Q1 – Race: Do you identify as (check all that apply):
A1 – Other: Grey alien
Q2 – Gender: Do you identify as:
A2 – Other: Non-conforming trans-other
Q3 – Sexual Orientation: Do you identify as:
A3 – Other: Fissile reproduction
Q4 – Do you have a disability?
A4 – No (if they’d asked to specify, I would have checked “Yes” and put in “Complete inability to react with false civility to arrant idiocy in any form.”)
Q5 – Department: What department do you work in? (check all that apply)
A5 – Other: One of the many who ultimately pays for all of the above; in other words, a reader.
I’m sure it’ll be discarded, but I feel better. 🙂
“… has made me realize how things are connected, things we don’t tend to think about.”

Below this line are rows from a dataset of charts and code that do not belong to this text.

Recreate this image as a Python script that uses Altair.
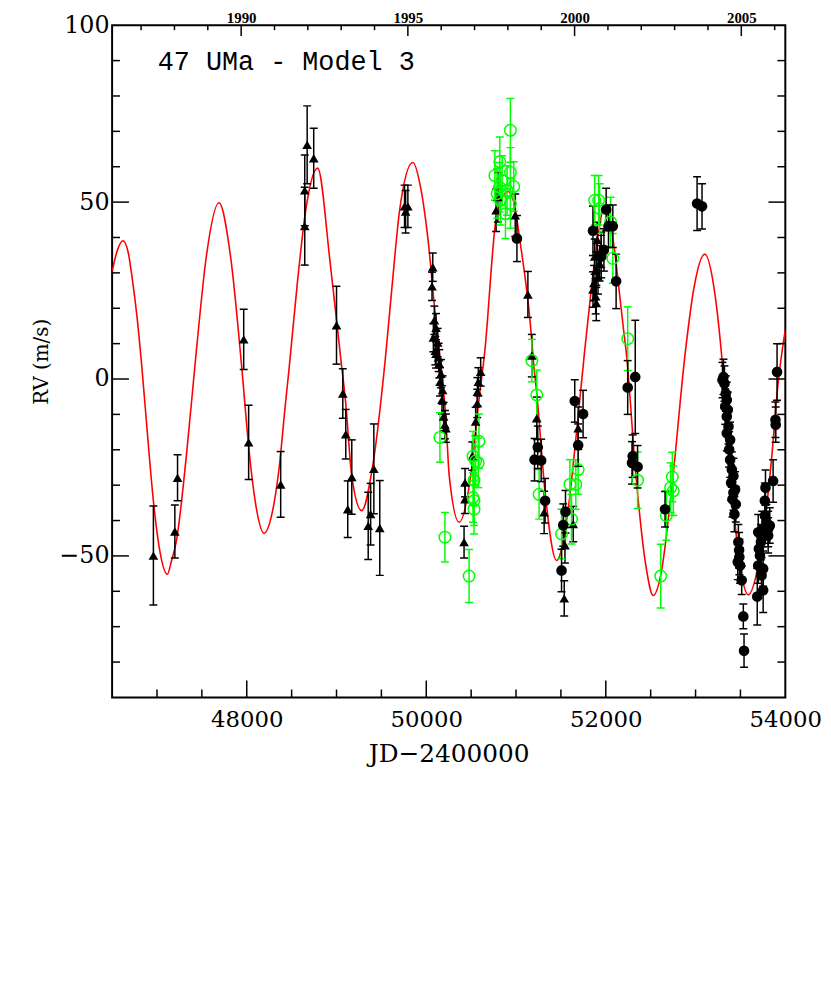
import altair as alt
import pandas as pd

# ---------------- data ----------------
fit_jd = [46500, 46560, 46621, 46680, 46721, 46780, 46831, 46910, 46960, 47038, 47115, 47160, 47218,
          47330, 47439, 47550, 47690, 47820, 47947, 48021, 48100, 48193, 48280, 48359, 48433,
          48470, 48560, 48654, 48790, 48930, 49052, 49100, 49170, 49280, 49408, 49545, 49622, 49703,
          49850, 49943, 50016, 50109, 50145, 50219, 50256, 50366, 50495, 50587, 50653, 50771,
          50840, 50910, 50975, 51048, 51158, 51195, 51231, 51324, 51452, 51581, 51673, 51765,
          51838, 51900, 51979, 52050, 52097, 52140, 52189, 52230, 52336, 52446, 52528, 52612,
          52741, 52888, 52979, 53102, 53219, 53293, 53404, 53495, 53588, 53698, 53846, 53919, 54000]
fit_rv = [30.4, 36.5, 39.1, 35.7, 29.0, 17.0, 3.5, -20.5, -34.5, -49.5, -55.2, -51.6, -45.5,
          -21.0, 8.1, 34.7, 49.8, 34.5, 2.5, -19.0, -35.5, -43.6, -38.2, -25.5, -6.5,
          2.5, 26.2, 47.2, 59.6, 32.7, 4.7, -6.1, -27.4, -37.2, -23.7, 6.0, 27.1, 47.7,
          61.2, 53.3, 40.2, 15.9, 8.1, -11.5, -27.4, -40.5, -27.4, -5.9, 8.1, 44.0,
          51.0, 53.0, 50.0, 38.3, 15.9, 4.7, -4.1, -32.1, -51.3, -36.8, -15.3, 8.1,
          25.3, 38.0, 48.0, 44.0, 36.5, 27.0, 15.9, 7.0, -27.4, -52.7, -61.2, -55.5,
          -29.3, 8.1, 25.3, 35.3, 23.4, 6.0, -31.2, -52.7, -61.0, -52.7, -22.8, -1.3, 14.0]

tri_jd = [46960, 47199, 47229, 47966, 48021, 48378, 48646, 48646, 48673, 48746, 49000, 49070,
          49103, 49125, 49170, 49353, 49380, 49416, 49482, 49758, 49770, 49795, 50064, 50072,
          50079, 50090, 50101, 50109, 50109, 50127, 50138, 50145, 50153, 50164, 50175, 50182,
          50193, 50208, 50219, 50421, 50432, 50432, 50513, 50550, 50568, 50570, 50580, 50606,
          50778, 50797, 50991, 51132, 51176, 51231, 51313, 51537, 51545, 51637, 51692, 51857,
          51868, 51876, 51887, 51894, 51894, 51905, 51913, 51931, 51949]
tri_rv = [-49.9, -43.1, -27.9, 11.2, -17.9, -29.8, 53.3, 43.2, 66.2, 62.4, 15.2, -4.1,
          -15.6, -36.8, -27.7, -41.5, -38.2, -25.4, -42.1, 48.8, 47.3, 48.8, 26.2, 31.6,
          11.7, 16.6, 8.0, 14.5, 7.1, 10.3, 6.1, 4.3, -0.8, 1.5, -5.9, -3.1,
          -10.6, -12.9, -13.9, -46.1, -29.3, -34.0, -21.8, -12.0, -6.9, -3.6, -0.8, 2.0,
          47.7, 51.4, 46.3, 23.9, 6.6, -11.1, -37.7, -62.0, -47.0, -41.0, -13.9, 25.3,
          27.1, 34.6, 23.4, 30.9, 21.5, 39.3, 29.0, 32.7, 36.5]
tri_err = [14, 7.5, 6.5, 8.5, 10.5, 9.3, 10, 11, 11, 8.5, 11, 7,
           7, 8, 10.5, 9.5, 8.7, 12.7, 13.4, 6, 6, 6, 4, 4,
           4, 4, 4, 4, 4, 4, 4, 4, 4, 4, 4, 4,
           4, 4, 4, 4.5, 4, 4, 4, 4, 4, 4, 4, 4,
           6, 7, 6, 6.5, 6, 6, 6, 5, 5, 5, 6, 5,
           5, 5, 5, 5, 5, 5, 5, 5, 5]

grn_jd = [50152, 50208, 50477, 50521, 50521, 50532, 50532, 50532, 50550, 50579, 50587, 50764,
          50789, 50816, 50819, 50827, 50845, 50882, 50900, 50937, 50937, 50937, 50974, 51176,
          51231, 51257, 51507, 51600, 51618, 51666, 51692, 51876, 51920, 51931, 52053, 52078,
          52244, 52354, 52612, 52674, 52722, 52741, 52752]
grn_rv = [-16.5, -44.7, -55.7, -21.8, -33.5, -28.6, -34.4, -36.8, -23.2, -23.7, -17.6, 57.5,
          52.4, 54.2, 61.4, 50.5, 56.1, 46.7, 53.3, 70.3, 58.4, 49.6, 54.4, 5.2,
          -4.5, -32.6, -43.8, -29.8, -39.6, -29.8, -25.6, 50.5, 50.5, 48.2, 44.4, 34.1,
          11.4, -28.6, -55.7, -38.6, -30.7, -27.7, -31.6]
grn_err = [7, 7, 7.5, 7, 7, 7, 7, 7, 7, 7, 7.7, 7,
           7, 7, 7, 7, 7, 7, 7, 9, 7, 7, 7, 6,
           7, 7, 7, 7, 7, 7, 7, 7, 7, 7, 7, 7,
           9, 8, 9, 7, 7, 7, 7]

dot_jd = [51010, 51206, 51242, 51280, 51324, 51507, 51526, 51551, 51654, 51692, 51747, 51857,
          51949, 51979, 52004, 52030, 52078, 52115, 52244, 52292, 52299, 52328, 52354, 52660,
          53017, 53072, 53300, 53311, 53322, 53330, 53337, 53348, 53348, 53348, 53359, 53367,
          53374, 53385, 53385, 53396, 53404, 53411, 53422, 53422, 53433, 53440, 53448, 53470,
          53477, 53485, 53488, 53496, 53514, 53532, 53540, 53687, 53698, 53698, 53705, 53717,
          53728, 53735, 53742, 53753, 53753, 53772, 53772, 53779, 53790, 53809, 53809, 53827,
          53864, 53890, 53893, 53908]
dot_rv = [39.7, -22.8, -19.3, -23.0, -34.4, -54.1, -41.3, -37.5, -6.2, -18.7, -9.9, 41.9,
          34.6, 36.5, 47.9, 43.2, 43.2, 27.6, -2.4, -23.7, -21.8, 0.6, -24.8, -36.8,
          49.6, 48.8, -0.3, 0.6, -1.3, -7.8, -4.1, -5.9, -10.6, -15.3, -8.7, -13.4,
          -19.9, -17.2, -22.8, -29.3, -25.6, -34.0, -27.4, -32.1, -38.2, -31.2, -35.4, -51.7,
          -46.1, -48.4, -50.3, -52.7, -56.9, -67.1, -76.8, -61.5, -52.7, -43.3, -48.0, -49.9,
          -46.1, -55.5, -42.4, -59.7, -53.6, -38.6, -34.4, -30.7, -40.5, -42.4, -44.2, -41.4,
          -28.8, -11.5, -12.9, 2.0]
dot_err = [6.5, 6, 6, 6, 6.3, 6, 6, 6, 6, 6, 6.7, 7,
           6, 6, 6, 6, 6, 7.7, 7.6, 6, 6, 16, 6, 5,
           7.6, 6.4, 5, 5, 5, 5, 5, 5, 5, 5, 5, 5,
           5, 5, 5, 5, 5, 5, 5, 5, 5, 5, 5, 5,
           5, 5, 5, 5, 4, 3.5, 4.7, 8, 5, 5, 5, 5,
           5, 5, 5, 6.3, 5, 5, 5, 5, 5, 5, 5, 5,
           6, 5, 5, 8]

x_labels = [48000, 50000, 52000, 54000]
x_major_ticks = [48000, 50000, 52000]
x_minor_ticks = [47000, 47500, 48500, 49000, 49500, 50500, 51000, 51500, 52500, 53000, 53500]
y_labels = [-50, 0, 50, 100]
y_major_ticks = [-50, 0, 50]
y_minor_ticks = [-80, -70, -60, -40, -30, -20, -10, 10, 20, 30, 40, 60, 70, 80, 90]
year_major = [1990, 1995, 2000, 2005]
year_minor = [1987, 1988, 1989, 1991, 1992, 1993, 1994, 1996, 1997, 1998, 1999,
              2001, 2002, 2003, 2004, 2006]
plot_title = "47 UMa - Model 3"

# ---------------- chart ----------------
W, H = 679, 678
xs = alt.Scale(domain=[46500, 54000], nice=False, zero=False)
ys = alt.Scale(domain=[-90, 100], nice=False, zero=False)
yrs = alt.Scale(domain=[1986.13, 2006.32], nice=False, zero=False)
SERIF = "DejaVu Serif"


def series_df(jd, rv, err):
    return pd.DataFrame({"jd": jd, "rv": rv,
                         "lo": [r - e for r, e in zip(rv, err)],
                         "hi": [r + e for r, e in zip(rv, err)]})


tri = series_df(tri_jd, tri_rv, tri_err)
grn = series_df(grn_jd, grn_rv, grn_err)
dot = series_df(dot_jd, dot_rv, dot_err)

xaxis = alt.Axis(values=x_labels, format="d", ticks=False, domain=False, grid=False,
                 labelFont=SERIF, labelFontSize=23, labelColor="black", labelPadding=11,
                 labelFlush=False, labelBound=False, labelOverlap=False,
                 title="JD\u22122400000", titleFont=SERIF, titleFontSize=25,
                 titleFontWeight="normal", titleColor="black", titlePadding=11)
yaxis = alt.Axis(values=y_labels, format="d", ticks=False, domain=False, grid=False,
                 labelFont=SERIF, labelFontSize=24, labelColor="black", labelPadding=3,
                 labelFlush=False, labelOverlap=False,
                 title="RV (m/s)", titleFont=SERIF, titleFontSize=20,
                 titleFontWeight="normal", titleColor="black", titlePadding=8)
topaxis = alt.Axis(orient="top", values=year_major, format="d", ticks=False, domain=False,
                   grid=False, labelFont="Liberation Serif", labelFontSize=15,
                   labelFontWeight="bold", labelColor="black", labelPadding=3,
                   labelBaseline="alphabetic", labelFlush=False, title=None)

curve = alt.Chart(pd.DataFrame({"jd": fit_jd, "rv": fit_rv})).mark_line(
    color="#ff0000", strokeWidth=1.6, interpolate="monotone", clip=True
).encode(x=alt.X("jd:Q", scale=xs, axis=xaxis), y=alt.Y("rv:Q", scale=ys, axis=yaxis))


def err_layers(df, color):
    base = alt.Chart(df)
    bar = base.mark_rule(color=color, strokeWidth=1.5, clip=True).encode(
        x=alt.X("jd:Q", scale=xs, axis=None),
        y=alt.Y("lo:Q", scale=ys, axis=None), y2="hi:Q")
    cap_lo = base.mark_tick(color=color, orient="horizontal", size=8, thickness=1.5,
                            opacity=1, clip=True).encode(
        x=alt.X("jd:Q", scale=xs, axis=None), y=alt.Y("lo:Q", scale=ys, axis=None))
    cap_hi = base.mark_tick(color=color, orient="horizontal", size=8, thickness=1.5,
                            opacity=1, clip=True).encode(
        x=alt.X("jd:Q", scale=xs, axis=None), y=alt.Y("hi:Q", scale=ys, axis=None))
    return [bar, cap_lo, cap_hi]


def pts(df, **kw):
    return alt.Chart(df).mark_point(opacity=1, clip=True, **kw).encode(
        x=alt.X("jd:Q", scale=xs, axis=None), y=alt.Y("rv:Q", scale=ys, axis=None))


tri_pts = pts(tri, shape="triangle-up", filled=True, color="black", size=95)
grn_pts = pts(grn, shape="circle", filled=False, color="#00ff00", size=135, strokeWidth=1.5)
dot_pts = pts(dot, shape="circle", filled=True, color="black", size=115)


def xticks(vals, length, top=False):
    y0, y1 = (0, length) if top else (H, H - length)
    return alt.Chart(pd.DataFrame({"v": vals})).mark_rule(color="black", strokeWidth=1.5).encode(
        x=alt.X("v:Q", scale=xs, axis=None), y=alt.value(y0), y2=alt.value(y1))


def yticks(vals, length, right=False):
    x0, x1 = (W, W - length) if right else (0, length)
    return alt.Chart(pd.DataFrame({"v": vals})).mark_rule(color="black", strokeWidth=1.5).encode(
        y=alt.Y("v:Q", scale=ys, axis=None), x=alt.value(x0), x2=alt.value(x1))


year_major_layer = alt.Chart(pd.DataFrame({"yr": year_major})).mark_rule(
    color="black", strokeWidth=1.5).encode(
    x=alt.X("yr:Q", scale=yrs, axis=topaxis), y=alt.value(0), y2=alt.value(11))
year_minor_layer = alt.Chart(pd.DataFrame({"yr": year_minor})).mark_rule(
    color="black", strokeWidth=1.5).encode(
    x=alt.X("yr:Q", scale=yrs, axis=None), y=alt.value(0), y2=alt.value(5))

label = alt.Chart(pd.DataFrame({"t": [plot_title]})).mark_text(
    align="left", baseline="middle", font="Liberation Mono", fontSize=27, color="black"
).encode(text="t:N", x=alt.value(46), y=alt.value(37))

layers = [curve]
layers += err_layers(tri, "black")
layers += err_layers(grn, "#00ff00")
layers += err_layers(dot, "black")
layers += [tri_pts, grn_pts, dot_pts,
           xticks(x_major_ticks, 17), xticks(x_minor_ticks, 8),
           yticks(y_major_ticks, 17), yticks(y_minor_ticks, 8),
           yticks(y_major_ticks, 17, right=True), yticks(y_minor_ticks, 8, right=True),
           year_major_layer, year_minor_layer, label]

chart = alt.layer(*layers).resolve_scale(x="independent", y="independent").properties(
    width=W, height=H, autosize="none",
    padding={"left": 105, "top": 14, "right": 38, "bottom": 90}
).configure_view(stroke="black", strokeWidth=2)

chart.save("out.html", embed_options={"renderer": "svg", "actions": False})
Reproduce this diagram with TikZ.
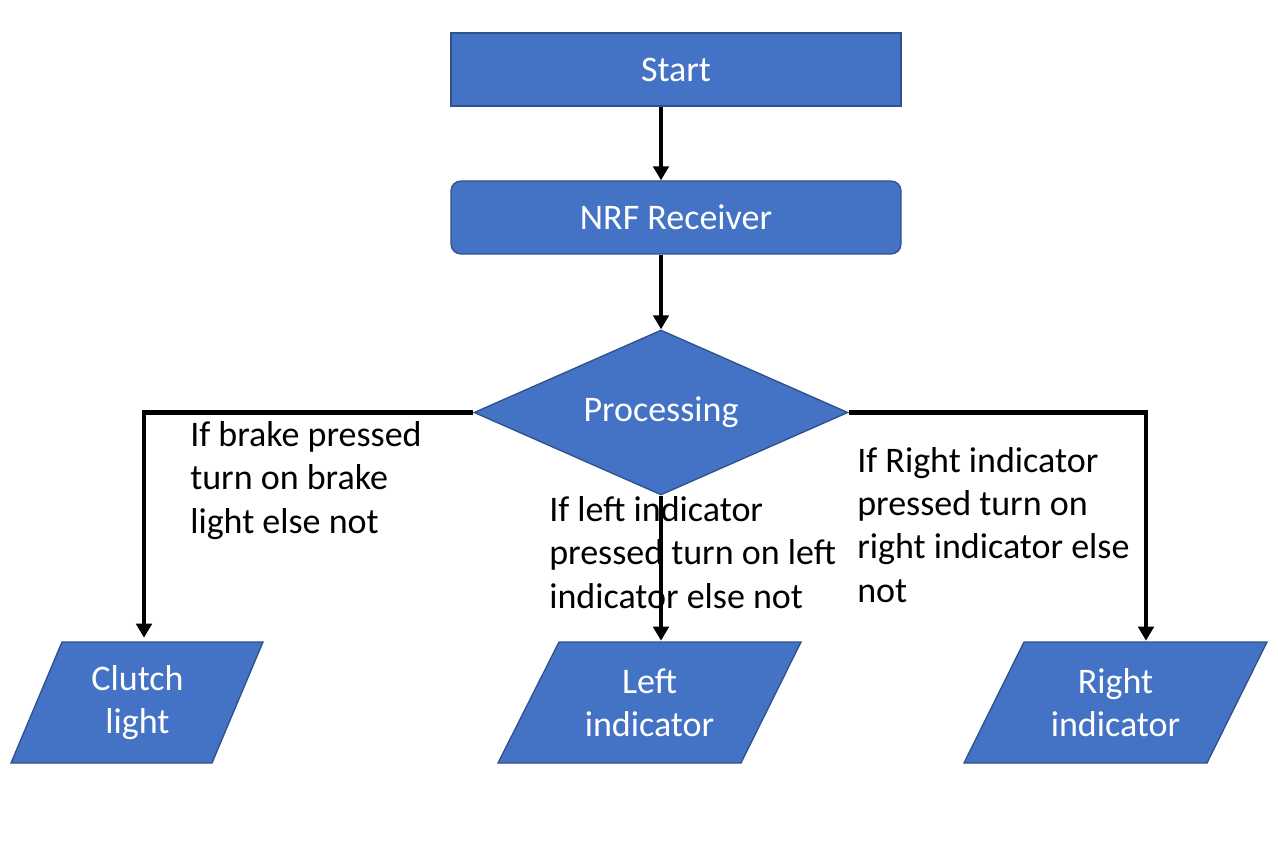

One of my all-time favorite television shows is James Burke’s Connections, which was entirely about that. It used to be available online, but my link for that appears to be dead. It looks like at least some of it is available on YouTube, as are his follow-on series.
Reading in the shower is possible. My husband discovered that you can put a Paperwhite inside a quart-sized freezer Ziploc bag. It fits almost perfectly, and the touchscreen still responds through the plastic.